While Prasad has taken downward filtration as the scheme for empowering Dalits, the intellectuals would do well to adopt the process of reverse osmosis to sensitize the non-Dalits to leave behind their age-old biases and see merit in Dalit individuals. Such process, however, gets vitiated when DMK patriarch M Karunanidhi defends Union Minister A Raja’s corrupt dalliances using the Dalit shield.
Following reports appearing in The Pioneer and other sections of the media and the uproar it caused in Parliament, pressure mounted on the DMK to sack tainted Telecom Minister A Raja.
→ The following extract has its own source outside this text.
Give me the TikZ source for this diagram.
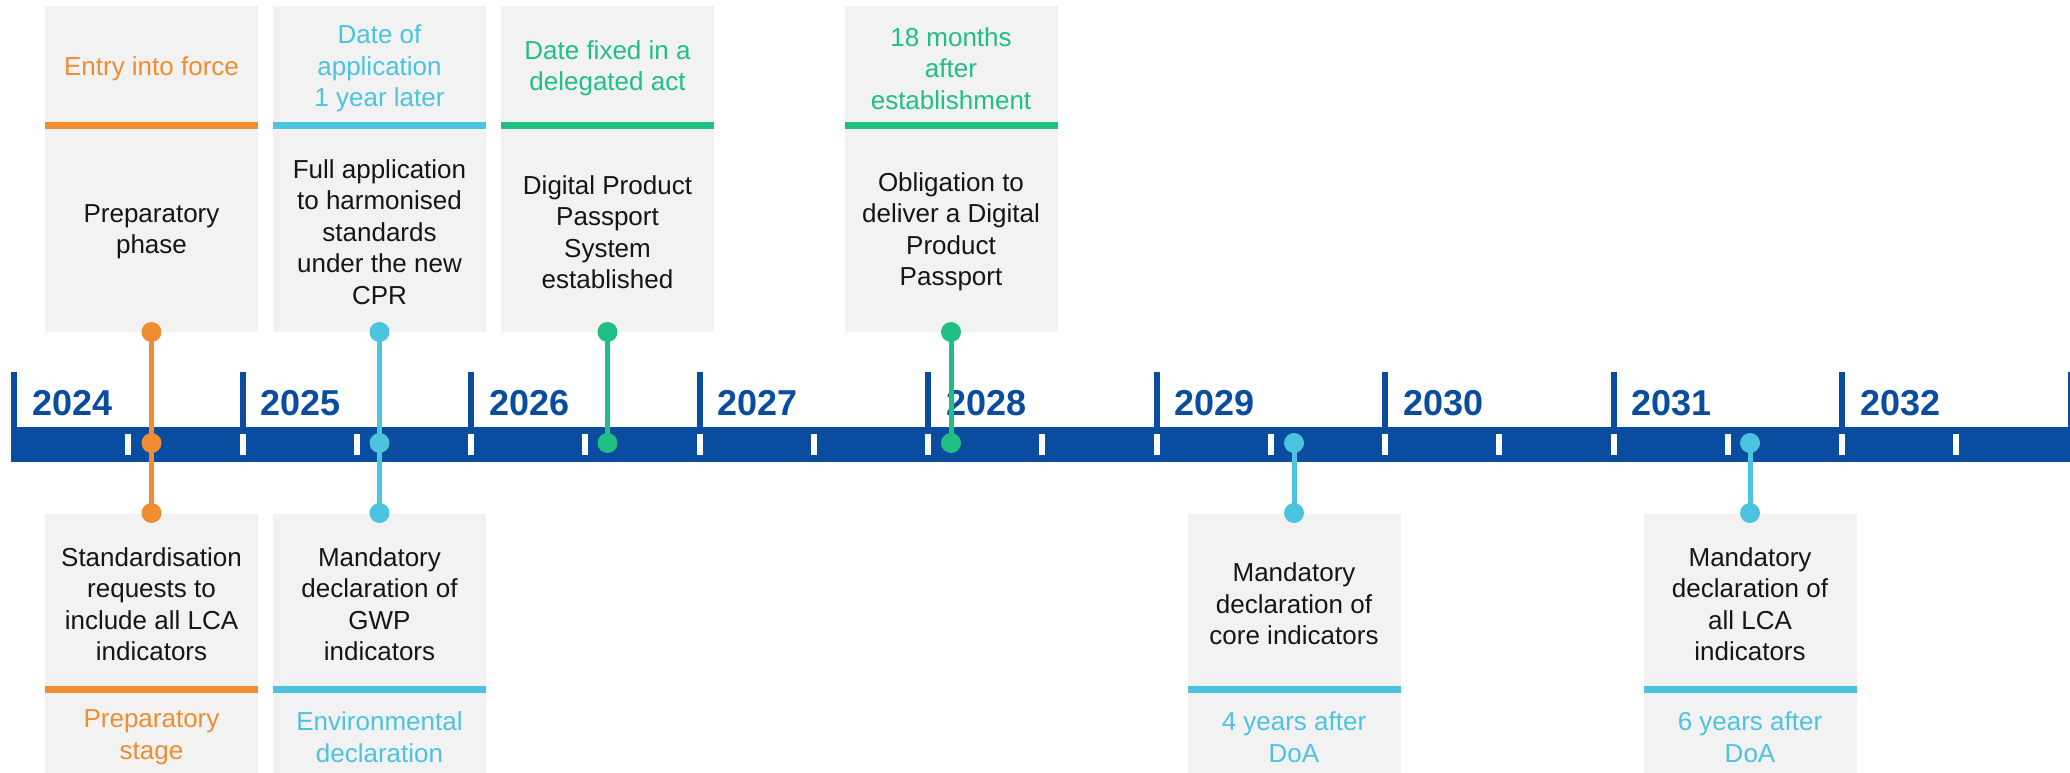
\documentclass[tikz,border=0pt]{standalone}
\usepackage{fontspec}
\setmainfont{Liberation Sans}
\definecolor{tlblue}{HTML}{0A4DA0}
\definecolor{tlorange}{HTML}{EF8D30}
\definecolor{tlcyan}{HTML}{4CC3DF}
\definecolor{tlgreen}{HTML}{20BF83}
\definecolor{boxgray}{HTML}{F2F2F2}
\definecolor{txt}{HTML}{151515}
\begin{document}
\begin{tikzpicture}[x=1pt,y=-1pt,
  card/.style={fill=boxgray, draw=none, minimum width=213pt, inner sep=0pt, outer sep=0pt, anchor=north},
  topcard/.style={card, minimum height=326pt},
  botcard/.style={card, minimum height=259pt},
  body/.style={font=\fontsize{26}{31.5}\selectfont, text=txt, align=center, inner sep=0pt},
  lbl/.style={font=\fontsize{26}{31.5}\selectfont, align=center, inner sep=0pt},
  dot/.style={circle, fill=#1, minimum size=20pt, inner sep=0pt},
  stem/.style={line width=5pt, draw=#1},
  band/.style={line width=7pt, draw=#1},
  yearlbl/.style={font=\fontsize{36}{36}\selectfont\bfseries, text=tlblue, anchor=base west, inner sep=0pt}
]
\useasboundingbox (0,0) rectangle (2070,773);

% ---------- top cards ----------
\node[topcard] (b1) at (151.5,6) {};
\node[topcard] (b2) at (379.5,6) {};
\node[topcard] (b3) at (607.5,6) {};
\node[topcard] (b4) at (951,6) {};
\draw[band=tlorange] (b1.west |- 0,125.5) -- (b1.east |- 0,125.5);
\draw[band=tlcyan]   (b2.west |- 0,125.5) -- (b2.east |- 0,125.5);
\draw[band=tlgreen]  (b3.west |- 0,125.5) -- (b3.east |- 0,125.5);
\draw[band=tlgreen]  (b4.west |- 0,125.5) -- (b4.east |- 0,125.5);

\node[lbl, text=tlorange] (l1) at (151.5,68.5) {Entry into force};
\node[lbl, text=tlcyan]   (l2) at (379.5,68.5) {Date of\\application\\1 year later};
\node[lbl, text=tlgreen]  (l3) at (607.5,68.5) {Date fixed in a\\delegated act};
\node[lbl, text=tlgreen]  (l4) at (951,68.5)   {18 months\\after\\establishment};

\node[body] (t1) at (151.5,232) {Preparatory\\phase};
\node[body] (t2) at (379.5,232) {Full application\\to harmonised\\standards\\under the new\\CPR};
\node[body] (t3) at (607.5,232) {Digital Product\\Passport\\System\\established};
\node[body] (t4) at (951,232)   {Obligation to\\deliver a Digital\\Product\\Passport};

% ---------- bottom cards ----------
\node[botcard] (b5) at (151.5,514) {};
\node[botcard] (b6) at (379.5,514) {};
\node[botcard] (b7) at (1294,514) {};
\node[botcard] (b8) at (1750,514) {};
\draw[band=tlorange] (b5.west |- 0,689) -- (b5.east |- 0,689);
\draw[band=tlcyan]   (b6.west |- 0,689) -- (b6.east |- 0,689);
\draw[band=tlcyan]   (b7.west |- 0,689) -- (b7.east |- 0,689);
\draw[band=tlcyan]   (b8.west |- 0,689) -- (b8.east |- 0,689);

\node[body] (t5) at (151.5,604) {Standardisation\\requests to\\include all LCA\\indicators};
\node[body] (t6) at (379.5,604) {Mandatory\\declaration of\\GWP\\indicators};
\node[body] (t7) at (1294,604)  {Mandatory\\declaration of\\core indicators};
\node[body] (t8) at (1750,604)  {Mandatory\\declaration of\\all LCA\\indicators};

\node[lbl, text=tlorange] (l5) at (151.5,737) {Preparatory\\stage};
\node[lbl, text=tlcyan]   (l6) at (379.5,737) {Environmental\\declaration};
\node[lbl, text=tlcyan]   (l7) at (1294,737)  {4 years after\\DoA};
\node[lbl, text=tlcyan]   (l8) at (1750,737)  {6 years after\\DoA};

% ---------- timeline ----------
\fill[tlblue] (11,427) rectangle (2070,462);
\foreach \k/\yr in {0/2024,1/2025,2/2026,3/2027,4/2028,5/2029,6/2030,7/2031,8/2032,9/{}} {
  \pgfmathsetmacro{\xx}{14+228.5*\k}
  \fill[tlblue] (\xx-3,372) rectangle (\xx+3,428);
  \node[yearlbl] (y\k) at (\xx+18,415) {\yr};
}
\foreach \m in {1,...,17} {
  \pgfmathsetmacro{\xx}{14+114.25*\m}
  \fill[white] (\xx-3,434) rectangle (\xx+3,455);
}

% ---------- markers ----------
\node[dot=tlorange] (d1a) at (151.5,332) {};
\node[dot=tlorange] (d1b) at (151.5,443) {};
\node[dot=tlorange] (d1c) at (151.5,513) {};
\node[dot=tlcyan]   (d2a) at (379.5,332) {};
\node[dot=tlcyan]   (d2b) at (379.5,443) {};
\node[dot=tlcyan]   (d2c) at (379.5,513) {};
\node[dot=tlgreen]  (d3a) at (607.5,332) {};
\node[dot=tlgreen]  (d3b) at (607.5,443) {};
\node[dot=tlgreen]  (d4a) at (951,332) {};
\node[dot=tlgreen]  (d4b) at (951,443) {};
\node[dot=tlcyan]   (d7b) at (1294,443) {};
\node[dot=tlcyan]   (d7c) at (1294,513) {};
\node[dot=tlcyan]   (d8b) at (1750,443) {};
\node[dot=tlcyan]   (d8c) at (1750,513) {};

\draw[stem=tlorange] (d1a.center) -- (d1b.center) -- (d1c.center);
\draw[stem=tlcyan]   (d2a.center) -- (d2b.center) -- (d2c.center);
\draw[stem=tlgreen]  (d3a.center) -- (d3b.center);
\draw[stem=tlgreen]  (d4a.center) -- (d4b.center);
\draw[stem=tlcyan]   (d7b.center) -- (d7c.center);
\draw[stem=tlcyan]   (d8b.center) -- (d8c.center);
\end{tikzpicture}
\end{document}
His mentor Tamil Nadu CM M Karunanidhi last week came to Delhi to meet Prime Minister Manmohan Singh and Congress president Sonia Gandhi and when found himself cornered over allegations against Raja, the DMK patriarch played the ultimate political card — Raja is being targeted because he is a Dalit.
Worried over repeated disruptions in Parliament over 2G spectrum scandal and allegations of Raja's direct involvement in the scam, the Prime Minister broached the topic in his 30-minute meeting with Karunanidhi. The DMK patriarch reported to have told the Prime Minister that there was no evidence to prove Raja's complicity in the scam and refused to agree to any proposal to drop him from the Cabinet. Putting up a strong case for Raja, Karunanidhi also reportedly told the Prime Minister that removal of Raja at this stage will amount to admitting that he is guilty. This would cause serious embarrassment to the DMK.
And to save his party and himself from the embarrassment of admitting Raja's guilt, Karunanidhi decided to use the Dalit shield. Emerging from the meeting, the DMK patriarch did not look very happy, but he ruled out all possibilities of Raja's removal from the Cabinet and said that the Minister was being targeted because he was a Dalit.
Now this once again brings us back to Chandrabhan Prasad and his essay Reinventing Macaulay. Prasad writes that while submitting the draft of the Indian Penal Code, Lord Macaulay maintains in his covering letter: “It is an evil that any man should be above the law, it is still a greater evil that the public mind should be taught to regard as a high and venerable distinction the privilege of being above the law.”
Prasad also refers to Macaulay's speech in the British Parliament while debating Charter Act 1833. Macaulay is quoted as saying, “the worst of all systems was surely that of having a mild code for the Brahmins, who sprang from the head of the Creator, while there was a severe code for the Shudras, who sprang from his feet. India has suffered enough already from the distinction of castes, and from the deeply rooted prejudices which that distinction has engendered. God forbid that we should inflict on her the curse of a new caste, that we should send her a new breed of Brahmins.”
Karunanidhi's defence of Raja's indefensible acts of omission and commission seeks to create a new breed of Brahmins, which the Dalit movement all these years has opposed. Dr BR Ambedkar, the tallest of the Dalit icons, fully endorsed equality before law. It was time that the Dalit intellectuals came forward to counter contaminated arguments forwarded by likes of Karunanidhi in defence of corruption.